The next morning, when Lin embarks on a marathon of meetings with distributors and agents that will last until 1 a.m., he will have had a total of 30 minutes' sleep in the past 24 hours. While the meetings produce no home for the picture (at the close of the festival, distributors are still circling), Lin is cautiously pleased to find he will have his choice among agents interested in representing him. “It's exciting,” he says, more deliberately than breathlessly, “but I don't know what it means, you know?”
In a sense, Lin is already a product of Sundance, having come of age in the era of American independent cinema. He knows the indie-film drill; he has learned how to score free equipment, find investors, build a crew. (In 1997, Lin co-directed the feature Shopping for Fangs.) He knows that the festival is there to offer opportunities and that, Cinderella stories aside, it's up to him to make the most of them. Through it all, he remains startlingly laid-back, ticking off the entries on his packed agenda with a businesslike lack of agitation. (By the time he returns to LA, he will have sat—or stood—for some 20 interviews.) He laughs and starts in surprise at the barrage of flashbulbs during a photo shoot for Premiere magazine, then sits back while the cast hams it up, jumping and mugging for the camera. He looks every bit the director, studying the scene intently with a small smile. Lin's laugh is easy and he is unfailingly sweet, but he has an underlying air of confidence, seriousness and hard work. He knows what he's doing and what he wants.
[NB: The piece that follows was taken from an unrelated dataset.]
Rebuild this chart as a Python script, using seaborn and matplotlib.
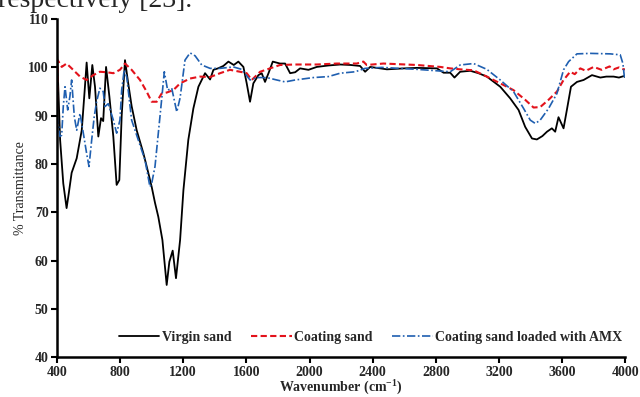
import numpy as np
import pandas as pd
import matplotlib
matplotlib.use("Agg")
import matplotlib.pyplot as plt
import seaborn as sns

# ---------------- data ----------------
wn_virgin = [400, 405, 420, 440, 461, 475, 493, 525, 557, 575, 588, 605, 624, 641, 662, 679, 693, 711,
             732, 757, 778, 795, 810, 831, 850, 873, 905, 947, 980, 1000, 1021, 1042, 1068, 1095, 1112,
             1133, 1154, 1180, 1201, 1232, 1264, 1296, 1338, 1370, 1391, 1420, 1454, 1486, 1520, 1549,
             1581, 1602, 1623, 1644, 1676, 1697, 1718, 1740, 1767, 1813, 1845, 1877, 1909, 1940, 1993,
             2046, 2120, 2194, 2260, 2320, 2352, 2384, 2490, 2600, 2680, 2807, 2849, 2891, 2918, 2954,
             3018, 3070, 3123, 3208, 3271, 3324, 3366, 3409, 3440, 3475, 3504, 3535, 3556, 3577, 3609,
             3630, 3656, 3694, 3736, 3789, 3842, 3880, 3926, 3960, 3990, 4000]
t_virgin = [104, 99, 85, 76, 70.9, 74, 78.2, 81.2, 87, 95, 101, 93.6, 100.5, 96, 85.7, 89.5, 88.9, 100.1,
            94, 85.7, 75.7, 76.7, 90, 101.5, 97, 92, 87, 82.3, 78, 75.3, 72, 69.1, 64.3, 55, 59.8,
            62.1, 56.4, 64.3, 74.6, 85, 91.5, 96, 98.8, 97.5, 99.5, 99.8, 100.3, 101.2, 100.5, 101.2,
            100.1, 96.7, 92.9, 96.7, 98.4, 98.8, 97, 98.8, 101.2, 100.8, 100.8, 98.8, 99, 99.8, 99.5,
            100.1, 100.4, 100.6, 100.5, 100.3, 99.1, 100.1, 99.6, 99.8, 99.9, 99.8, 98.9, 98.9, 97.9, 99.1,
            99.3, 98.8, 98.1, 96, 93.6, 91.2, 87.7, 85.3, 85.1, 85.8, 86.7, 87.4, 86.7, 89.7, 87.4,
            91.2, 96, 97, 97.4, 98.4, 97.9, 98.1, 98.1, 97.9, 98.2, 98]

wn_coat = [400, 405, 430, 461, 493, 546, 588, 630, 672, 715, 757, 799, 831, 873, 926, 968, 1000, 1032,
           1063, 1095, 1137, 1180, 1243, 1306, 1370, 1433, 1496, 1560, 1602, 1634, 1687, 1750, 1813,
           1909, 2046, 2173, 2299, 2341, 2362, 2468, 2680, 2828, 2891, 2954, 3039, 3123, 3208, 3292,
           3366, 3419, 3461, 3514, 3567, 3609, 3651, 3680, 3715, 3750, 3800, 3850, 3900, 3926, 3960,
           3990, 4000]
t_coat = [89, 101.5, 100.1, 100.8, 99.8, 98.1, 97.4, 98.4, 99.1, 99, 98.8, 99.5, 100.8, 99.5, 97.4, 95,
          92.9, 92.9, 94.6, 94.8, 95.3, 96.7, 97.7, 98.1, 98, 98.8, 99.5, 99.1, 98.8, 97.4, 99.1, 99.8,
          100.5, 100.6, 100.6, 100.8, 100.8, 101.2, 100.5, 100.8, 100.5, 100.1, 99.8, 99.6, 99.4, 98.1,
          96.7, 95.3, 93.3, 91.7, 91.8, 93.3, 95, 97.4, 99.1, 98.6, 99.8, 99.3, 100.1, 99.5, 100.2,
          99.6, 100, 99.6, 99.6]

wn_amx = [400, 408, 419, 430, 440, 451, 468, 482, 493, 510, 525, 546, 567, 588, 603, 620, 636, 651, 672,
          693, 704, 725, 757, 778, 799, 810, 826, 842, 873, 915, 958, 989, 1000, 1021, 1042, 1063, 1080,
          1101, 1127, 1159, 1180, 1211, 1243, 1275, 1317, 1370, 1433, 1517, 1570, 1623, 1666, 1729,
          1792, 1845, 1909, 2025, 2119, 2194, 2289, 2352, 2458, 2680, 2807, 2891, 2954, 3039, 3123,
          3208, 3292, 3356, 3398, 3430, 3461, 3514, 3567, 3609, 3641, 3694, 3779, 3905, 3968, 3985,
          3994, 4000]
t_amx = [90, 88.4, 85.7, 86, 91.9, 96, 91.2, 94, 97.4, 89.8, 87, 90.5, 86.4, 82.2, 79.5, 85, 89.8, 92.9,
         95.7, 95, 91.9, 92.5, 89.1, 86.4, 89.1, 95.3, 99.5, 98, 89.1, 85, 80.8, 75.3, 76, 79.5, 86.4,
         93.3, 99.1, 95.3, 95.7, 90.8, 93.7, 101.5, 103, 102.4, 100.5, 99.8, 99.8, 100.1, 99.6, 97.4,
         97.9, 97.9, 97.4, 97, 97.4, 97.9, 98.1, 98.8, 99.1, 99.8, 100, 99.6, 99.3, 99.1, 100.5, 100.8,
         99.6, 97.4, 95, 91.5, 89.1, 88.4, 89.1, 91.5, 94.6, 99.5, 101.2, 102.8, 102.9, 102.8, 102.6,
         100.8, 98.1, 97.8]

series_names = ["Virgin sand", "Coating sand", "Coating sand loaded with AMX"]
x_ticks = list(range(400, 4001, 400))
y_ticks = list(range(40, 111, 10))

# ---------------- style ----------------
sns.set_style("ticks")
plt.rcParams["font.family"] = ["Liberation Serif", "DejaVu Serif"]
plt.rcParams["mathtext.fontset"] = "custom"
plt.rcParams["mathtext.rm"] = "Liberation Serif"
plt.rcParams["mathtext.bf"] = "Liberation Serif:bold"
plt.rcParams["mathtext.it"] = "Liberation Serif:italic"

fig = plt.figure(figsize=(6.4, 3.97), dpi=100)
ax = fig.add_axes([0.089, 0.0995, 0.888, 0.8525])

styles = [
    dict(color="black", linestyle="-", linewidth=1.3),
    dict(color="#e3121b", linestyle=(0, (3, 1.6)), linewidth=1.5),
    dict(color="#1f5fb0", linestyle=(0, (5, 1.5, 1, 1.5)), linewidth=1.2),
]
data = [(wn_virgin, t_virgin), (wn_coat, t_coat), (wn_amx, t_amx)]
for (wx, ty), name, st in zip(data, series_names, styles):
    df = pd.DataFrame({"wn": wx, "T": ty})
    sns.lineplot(data=df, x="wn", y="T", ax=ax, label=name, sort=False,
                 estimator=None, **st)

ax.set_xlim(400, 4000)
ax.set_ylim(40, 110)
ax.set_xticks(x_ticks)
ax.set_yticks(y_ticks)
ax.set_xticklabels([str(v) for v in x_ticks], fontweight="bold", fontsize=10)
ax.set_yticklabels([str(v) for v in y_ticks], fontweight="bold", fontsize=10)
ax.tick_params(direction="out", length=4, width=1.5, color="black", pad=2)

for s in ["top", "right"]:
    ax.spines[s].set_visible(False)
for s in ["left", "bottom"]:
    ax.spines[s].set_linewidth(1.8)
    ax.spines[s].set_color("black")

ax.set_xlabel(r"Wavenumber (cm$^{\mathbf{-1}}$)", fontweight="bold", fontsize=10, labelpad=0)
ax.set_ylabel("% Transmittance", fontsize=10, labelpad=1)

leg = ax.legend(loc="center right", bbox_to_anchor=(1.017, 0.06), ncol=3, frameon=False,
                handlelength=2.9, handletextpad=0.2, columnspacing=1.4,
                prop={"weight": "bold", "size": 10})

fig.text(-0.003, 1 - 7 / 397, "respectively [23].", fontsize=20, va="baseline", ha="left")

fig.savefig("out.png", dpi=100)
“I've been around long enough,” he says, “to know nothing's for sure until you have the film in the can. Worst-case scenario: it's gonna be an amazing trip; we're gonna learn.”
As it turns out, Lin will indeed have had an amazing trip. A few days after the premiere of Better Luck Tomorrow, at another screening, a journalist, disturbed by the ending, declares the film “empty, amoral for Asian-Americans and Americans.” At which point the session devolves into a shouting match about, among other things, Newt Gingrich and the corruption of the American male. If this isn't quite the discourse Lin had hoped his film would inspire, he is nonetheless jazzed by the reaction. He tries to silence the shouters so the journalist can finish his question but to no avail. The stage manager tries to clear the room for the next screening, but the yelling continues until none other than Roger Ebert puffs up to offer his own last word, defending the filmmakers' choices and accusing the journalist of condescension.
The day after, Lin's placid faade has cracked. He's laughing and excited, and it seems as if the reality of the screenings, the meetings, the controversy and the buzz has, at last, truly hit. “Yeah, I'm pumped,” he says, as if he were just realizing it. “I had dry eyes or, seriously, I would have been crying.”